A recent conversation with a friend gets to the heart of Steven Levitt’s point. Right after college my friend and his new wife took a year off and traveled the world. He funded the trip with his entire savings and all the money they got as graduation gifts. If you think about that from a purely financial perspective it seems like bad decision: he spent all his savings and they missed out on an entire year of earnings at their jobs, some of which could have been saved. If they had saved rather than spent that money, it would have grown into a nice sum today.
But looking back nearly 20 years later it was a great decision. He traveled the world in his 20s. He and his wife have great memories. It strengthened their relationship. It sparked a love for travel (he’s now visited 55 countries). Seeing different cultures shaped his perspective on the world. And financially, its not that big of a deal that he didn’t save that money because he’s been very successful in his career.
Deciding what to save vs. spend is a balancing act. Maybe saving less in your 20s and 30s but taking more trips with your significant other, friends, and family when you are young is better than having more money when you are old. Going back to Carl and Carrie – let’s suppose they both have successful careers financially: nice salaries, good bonuses, equity grants in their companies. Because of their financial success both end up saving a lot later. Let’s assume that in addition to the $5k they each invest at different times, each of them begin adding an additional $75k to their portfolios in year 15, when they are 38. Here’s what their portfolios look like vs. how much they invested under that scenario:
Carl has a bigger portfolio, but not by much. And what if Carrie took a fun-filled vacation every year for 15 years in her 20s and 30s and Carl didn’t? Or what if she had more dinners out with friends and developed deeper relationships? What if Carl died when he was 50? I bet he wished he had lived more and invested less.
The point of this thought experiment is not to encourage young adults to just spend more and save less, but rather suggests that deciding to save more when you are young isn’t the no-brainer the financial planning industry makes it out to be. And what you spend your money on matters.
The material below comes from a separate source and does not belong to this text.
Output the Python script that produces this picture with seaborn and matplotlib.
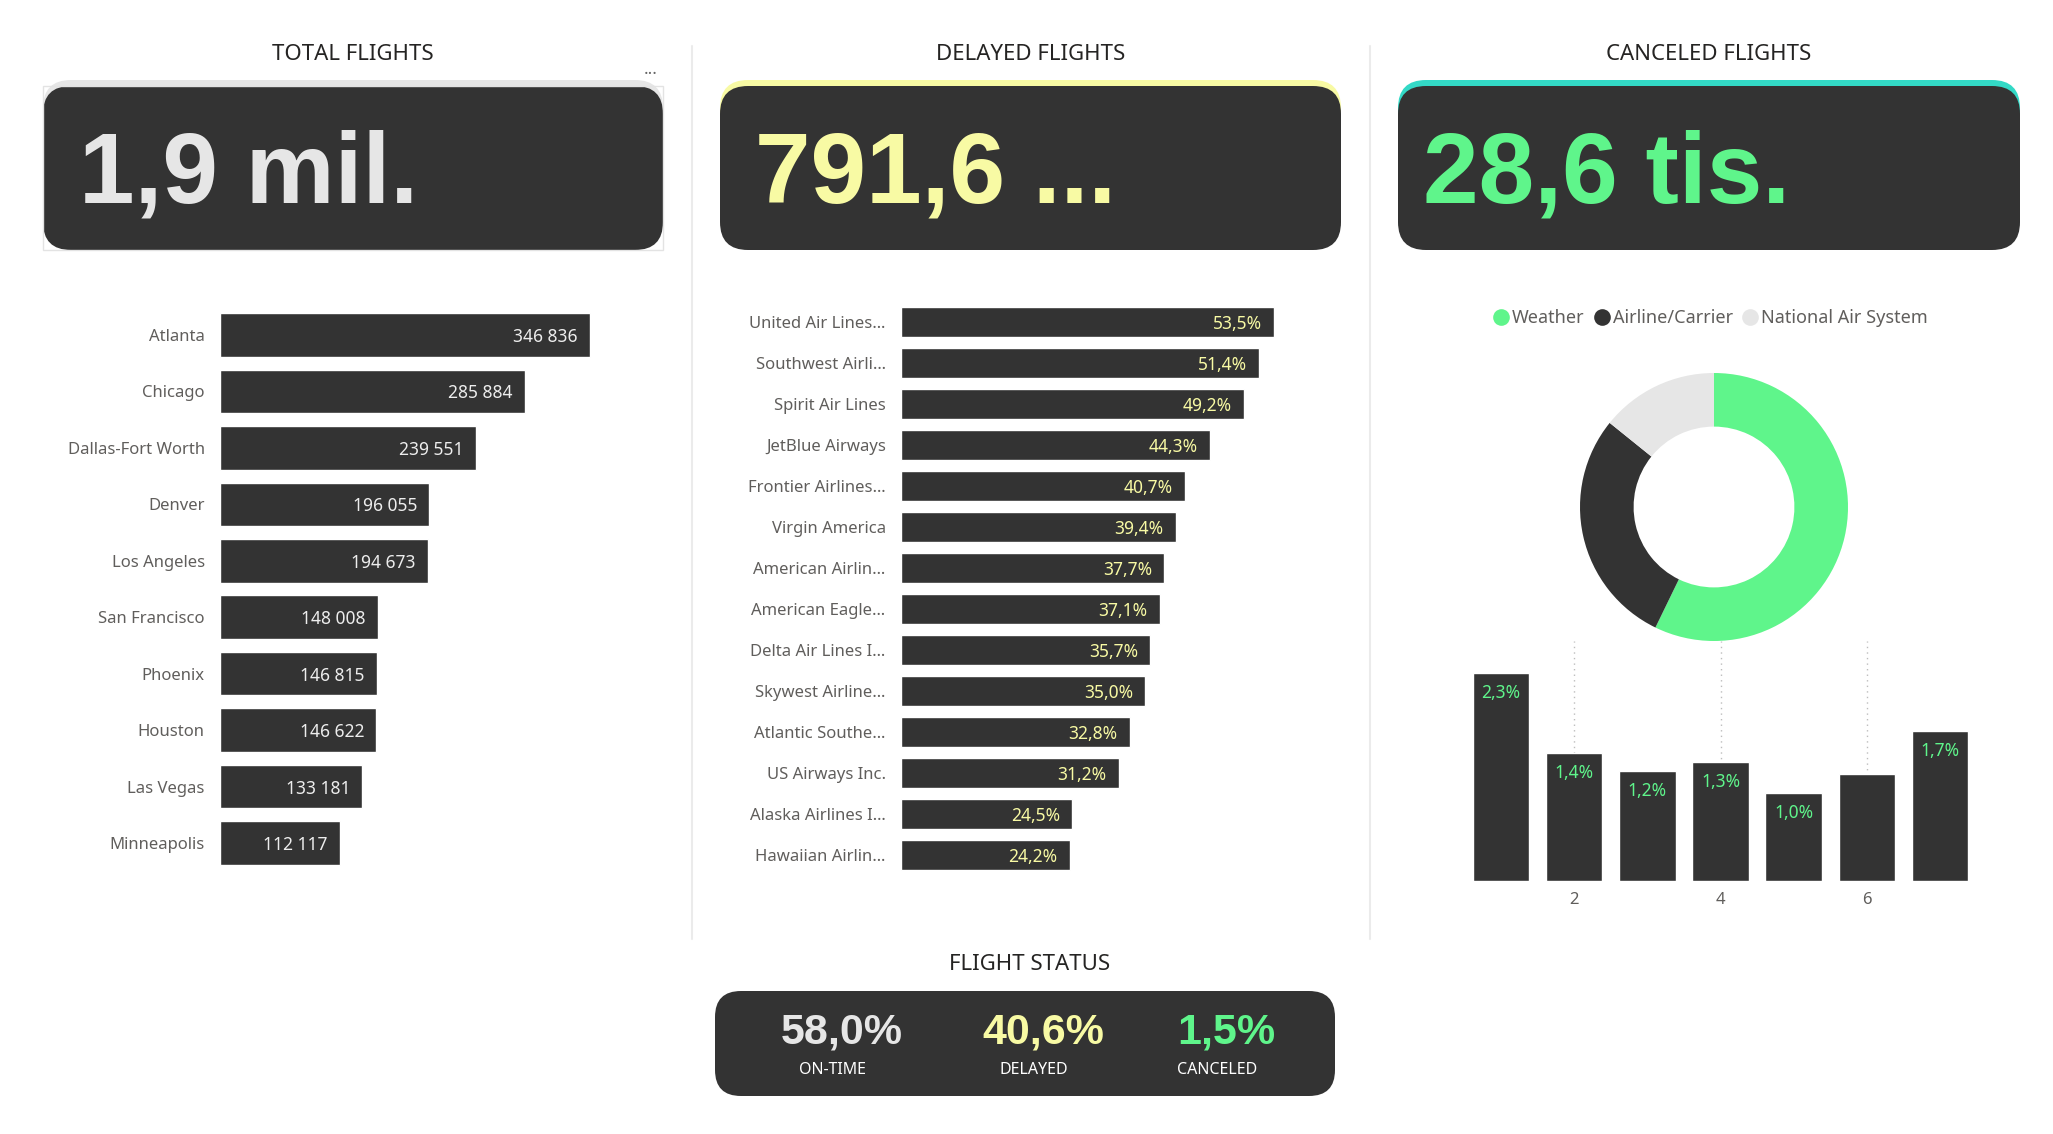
import matplotlib
matplotlib.use("Agg")
import matplotlib.pyplot as plt
from matplotlib.patches import FancyBboxPatch, Rectangle
from matplotlib.lines import Line2D
import seaborn as sns

# --- data ---
kpi_titles = ["TOTAL FLIGHTS", "DELAYED FLIGHTS", "CANCELED FLIGHTS"]
kpi_values = ["1,9 mil.", "791,6 ...", "28,6 tis."]

cities = ["Atlanta", "Chicago", "Dallas-Fort Worth", "Denver", "Los Angeles",
          "San Francisco", "Phoenix", "Houston", "Las Vegas", "Minneapolis"]
city_flights = [346836, 285884, 239551, 196055, 194673,
                148008, 146815, 146622, 133181, 112117]

airlines = ["United Air Lines…", "Southwest Airli…", "Spirit Air Lines", "JetBlue Airways",
            "Frontier Airlines…", "Virgin America", "American Airlin…", "American Eagle…",
            "Delta Air Lines I…", "Skywest Airline…", "Atlantic Southe…", "US Airways Inc.",
            "Alaska Airlines I…", "Hawaiian Airlin…"]
delay_pct = [53.5, 51.4, 49.2, 44.3, 40.7, 39.4, 37.7, 37.1, 35.7, 35.0, 32.8, 31.2, 24.5, 24.2]

cancel_reasons = ["Weather", "Airline/Carrier", "National Air System"]
cancel_share = [57.2, 28.6, 14.2]

months = [1, 2, 3, 4, 5, 6, 7]
cancel_rate = [2.30, 1.41, 1.21, 1.31, 0.97, 1.18, 1.66]
cancel_rate_labels = ["2,3%", "1,4%", "1,2%", "1,3%", "1,0%", "", "1,7%"]
month_ticks = [2, 4, 6]

status_values = ["58,0%", "40,6%", "1,5%"]
status_labels = ["ON-TIME", "DELAYED", "CANCELED"]

# --- style ---
DARK = "#333333"
GREEN = "#5FF58B"
YELLOW = "#F8FAA4"
LIGHT = "#E6E6E6"
GREYTXT = "#605E5C"
TITLE = "#252423"

sns.set_style("white")
plt.rcParams["font.family"] = ["Noto Sans", "DejaVu Sans"]
BIG = ["Liberation Sans", "DejaVu Sans"]

W, H = 2053, 1134
fig = plt.figure(figsize=(W / 100, H / 100), dpi=100, facecolor="white")


def px_axes(x0, y0, x1, y1):
    return fig.add_axes([x0 / W, 1 - y1 / H, (x1 - x0) / W, (y1 - y0) / H])


bg = fig.add_axes([0, 0, 1, 1])
bg.set_xlim(0, W)
bg.set_ylim(H, 0)
bg.axis("off")


def card(x0, y0, x1, y1, accent=None, r=28):
    if accent:
        bg.add_patch(FancyBboxPatch((x0, y0 - 6), x1 - x0, y1 - y0,
                                    boxstyle=f"round,pad=0,rounding_size={r}", fc=accent, ec="none"))
    bg.add_patch(FancyBboxPatch((x0, y0), x1 - x0, y1 - y0,
                                boxstyle=f"round,pad=0,rounding_size={r}", fc=DARK, ec="none"))


# separators
for sx in [692, 1370]:
    bg.plot([sx, sx], [46, 939], color="#EBEBEB", lw=1.5)

# KPI cards
card_x = [(43, 663), (720, 1341), (1398, 2020)]
text_x = [79, 755, 1423]
accents = [LIGHT, YELLOW, "#33D9C6"]
val_colors = [LIGHT, YELLOW, GREEN]
for (x0, x1), tx, t, v, acc, vc in zip(card_x, text_x, kpi_titles, kpi_values, accents, val_colors):
    bg.text((x0 + x1) / 2, 54, t, ha="center", va="center", fontsize=16, color=TITLE)
    card(x0, 86, x1, 250, accent=acc)
    bg.text(tx, 203, v, ha="left", va="baseline", fontsize=72,
            fontweight="bold", color=vc, family=BIG)
bg.add_patch(Rectangle((43, 86), 620, 164, fill=False, ec="#E3E3E3", lw=1))
bg.text(651, 70, "...", ha="center", va="center", fontsize=12, color="#666666")

# --- total flights by city ---
ax1 = px_axes(220, 306.8, 663, 871.2)
sns.barplot(x=city_flights, y=cities, orient="h", color=DARK, width=0.77,
            saturation=1, ax=ax1)
ax1.set_xlim(0, 415300)
for i, v in enumerate(city_flights):
    ax1.annotate(f"{v:,}".replace(",", " "), (v, i), xytext=(-12, 0), textcoords="offset pixels",
                 ha="right", va="center_baseline", fontsize=12.5, color="#EDEDED")

# --- delayed share by airline ---
ax2 = px_axes(901, 301.5, 1341, 875.5)
sns.barplot(x=delay_pct, y=airlines, orient="h", color=DARK, width=0.73,
            saturation=1, ax=ax2)
ax2.set_xlim(0, 63.1)
for i, v in enumerate(delay_pct):
    ax2.annotate(f"{v:.1f}%".replace(".", ","), (v, i), xytext=(-12, 0), textcoords="offset pixels",
                 ha="right", va="center_baseline", fontsize=12.5, color=YELLOW)

for ax in (ax1, ax2):
    sns.despine(ax=ax, left=True, bottom=True)
    ax.set_xlabel("")
    ax.set_ylabel("")
    ax.set_xticks([])
    ax.tick_params(axis="y", length=0, pad=11, labelsize=12, labelcolor=GREYTXT)

# --- canceled: donut ---
ax3 = px_axes(1580, 373, 1848, 641)
ax3.pie(cancel_share, colors=[GREEN, DARK, LIGHT], startangle=90, counterclock=False,
        wedgeprops=dict(width=0.4, edgecolor="none"))
ax3.set_xlim(-1, 1)
ax3.set_ylim(-1, 1)
ax3.set_aspect("equal")

handles = [Line2D([], [], marker="o", ls="", markersize=12, color=c, markeredgewidth=0)
           for c in [GREEN, DARK, LIGHT]]
fig.legend(handles, cancel_reasons, loc="center", bbox_to_anchor=(1710 / W, 1 - 318 / H),
           ncol=3, frameon=False, fontsize=13, labelcolor=GREYTXT,
           handletextpad=0.1, columnspacing=0.45, handlelength=1.0)

# --- canceled rate by month ---
ax4 = px_axes(1464.5, 641, 1976.5, 881)
sns.barplot(x=months, y=cancel_rate, native_scale=True, color=DARK, width=0.77,
            saturation=1, ax=ax4)
ax4.set_xlim(0.5, 7.5)
ax4.set_ylim(0, 2.65)
ax4.set_xticks(month_ticks)
ax4.set_xticklabels([str(m) for m in month_ticks])
ax4.set_yticks([])
ax4.set_xlabel("")
ax4.set_ylabel("")
ax4.grid(axis="x", linestyle=(0, (1, 3)), color="#BDBDBD", lw=1)
ax4.set_axisbelow(True)
sns.despine(ax=ax4, left=True, bottom=True)
ax4.tick_params(axis="x", length=0, pad=8, labelsize=12, labelcolor=GREYTXT)
for m, v, lab in zip(months, cancel_rate, cancel_rate_labels):
    ax4.annotate(lab, (m, v), xytext=(0, -20), textcoords="offset pixels",
                 ha="center", va="center", fontsize=12.5, color=GREEN)

# --- flight status ---
bg.text(1030, 964, "FLIGHT STATUS", ha="center", va="center", fontsize=16, color=TITLE)
card(715, 991, 1335, 1096, r=26)
for cx, v, lab, c in zip([842, 1043, 1226], status_values, status_labels, [LIGHT, YELLOW, GREEN]):
    bg.text(cx, 1032, v, ha="center", va="center", fontsize=31, fontweight="bold",
            color=c, family=BIG)
    bg.text(cx - 9, 1070, lab, ha="center", va="center", fontsize=11.5, color="white")

fig.savefig("out.png", dpi=100, facecolor="white")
If Carrie had just bought a nicer car with the $5k per year she could have otherwise saved, it probably wasn’t a wise decision. Things don’t usually enhance happiness (in fact, “stuff stresses”), while spending money on experiences tends to make us happier. And finally, this scenario depends on having a successful career with accelerating earnings. If your career is not very lucrative, by not saving early you run a risk of being poor in retirement and not having the financial security an investment portfolio provides.
Great post, John. I think there is an offshoot/niche here which is that experiences matter to our quality of life and a middle ground approach when young is NOT to save relentlessly but minimize financial commitments like car/home/etc. This approach gives younger individuals the ability to make decisions to pull back spending when needed since long-term (or even 5-year) debt isn’t driving spending.
Great point. I totally agree.
As a life long saver this was challenging to read with an open mind. Time value of money / wonder of compounding were instilled early in life. Kept thinking “but …” to every point. That said, the idea of living experiences while younger & shifting to consuming experiences vs things certainly resonated with me. The living experiences could certainly be viewed as an investment in your relationships & potential network. With the real potential of increasing your earnings potential.
There is certainly something to be said for establishing habits of savings / investing early in life. As people experience the marginal propensity to consume as their income rises it is difficult to take a lifestyle cut to start saving. Just like an out of shape person can decide to start working out later in life it can be done, but the probability of success seems much lower than a person who developed & maintained healthy eating & exercise habits throughout their lives.
Well another great blog, that made me think outside of my perspectives. Thanks!
Something to think about for 2% of the US population. The other 98%? Open an IRA.
The mayor of St Paul Mn tells this story about his mother — she would say “show me your checkbook and I will tell you what matters to you” — life is tradeoffs — but it is best is we make decisions with eyes open.
Thanks, as always, for starting my day with a provocation to think about.